Floods and flash floods happen in all 50 states. Last year, one-third of all claims paid by the National Flood Insurance Program were for policies in low-risk communities. Here are some other things you should know about floods and flood insurance.
- Just an inch of water can cause costly damage to your property.
- A car can easily be carried away by just 2 feet of flood water.
- New land development can increase flood risk, especially if the construction changes natural runoff paths.
- Federal disaster assistance is usually a loan that must be paid back with interest.
For more policy and claim statistics, visit the National Flood Insurance Program
Water in the basement is often not a “flood”
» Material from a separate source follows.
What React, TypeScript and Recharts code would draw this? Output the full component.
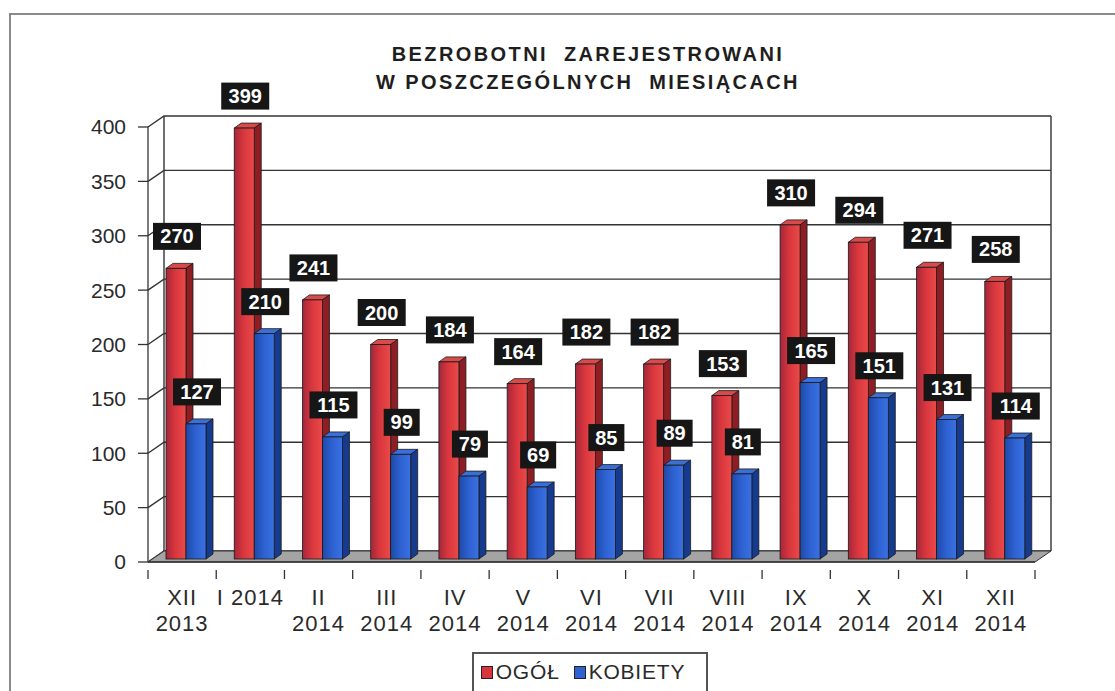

Note that many times water in your basement will not be a covered loss under a flood policy. A flood is defined as a general and temporary condition of partial or complete inundation of two or more acres of normally dry land area or of two or more properties (at least one of which is the policyholder’s property) from overflow of inland or tidal waters, unusual and rapid accumulation or runoff of surface waters from any source, or mudflow.
If your loss is caused by a flood, and the flood is the proximate cause of the backup or seepage into your basement, your NFIP policy will cover many of your most critical items in the basement, like central air conditioners, drywall, electrical junctions, circuit breakers and switches, fuel tanks, furnaces, hot water heaters, sump pumps and more.